Mit dem eigenen Unternehmen ist man mittlerweile ganz vorne mit dabei. Für die drei Clubbetreiber und Veranstalter wurde aus den ersten Experimenten in einer entstehenden Szene auch ein harter Arbeitstag, in ihren Büroräumen mit bestem Ausblick auf die östliche City. Im ehemaligen Haus des Reisens hat "No-Ufos" seinen Sitz. Das "Sternradio" hat sich dreizehn Etagen tiefer im Erdgeschoss eingenistet. Dort hat man nunmehr seit anderthalb Jahren eine feste Heimat für den eigenen Technosound gefunden, nach einer langen Odyssee durch Ämter und Immobilienbüros. "Es ist eine Homebase für die DJs geworden, mit denen man bereits jahrelang zusammenarbeitet", sagt Karina. Das Ganze bietet den Rahmen, all die neuen Aspekte der Szene abzutasten.

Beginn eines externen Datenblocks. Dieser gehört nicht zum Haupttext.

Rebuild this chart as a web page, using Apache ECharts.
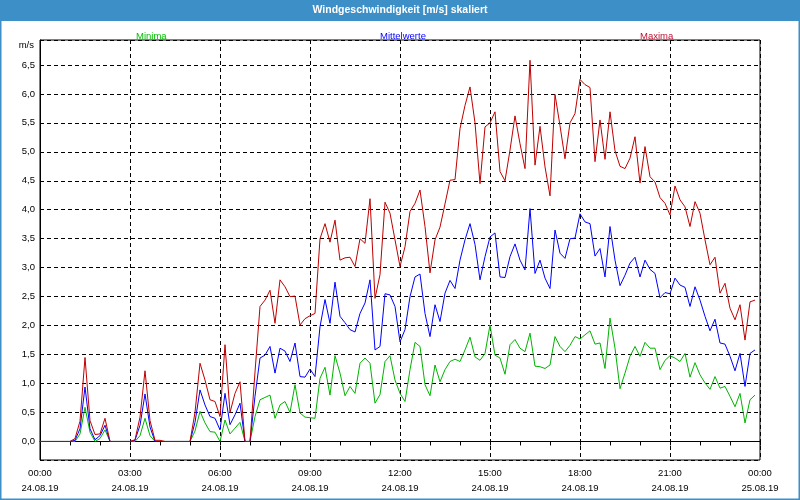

Wenn sich jetzt an drei Tagen in der Woche die Pforten zum "Sternradio" öffnen, das mit seinem glamourösen Neo-Pop-Ambiente die düstere Kelleratmosphäre vergangener Tage abgelöst hat, steckt dort vor allem viel Organisationstalent drin. Dabei ist der Kampf mit den Behörden genauso aufwendig wie die Entwicklung des eigenen Konzepts. "Irgendwann lassen sich auch ganz harte Nüsse in den Ämtern knacken, das ist jedoch oftmals kostspielig", sagt Karina. Sie würden dort gemustert wie Störenfriede, wie eigentümliche Macher in einer entfernten Jugendkultur. Und dabei nutze man doch Objekte, mit denen keiner mehr etwas anzufangen weiß, müsse dort enorm viel Geld reinstecken und andererseits mit kurzen Kündigungsfristen und zeitlich begrenzten Konzessionen leben. So steht das mögliche Aus immer im Raum. Aber das Damoklesschwert gehört mittlerweile zum Leben dazu, sagt Karina Mertin - wie der Techno.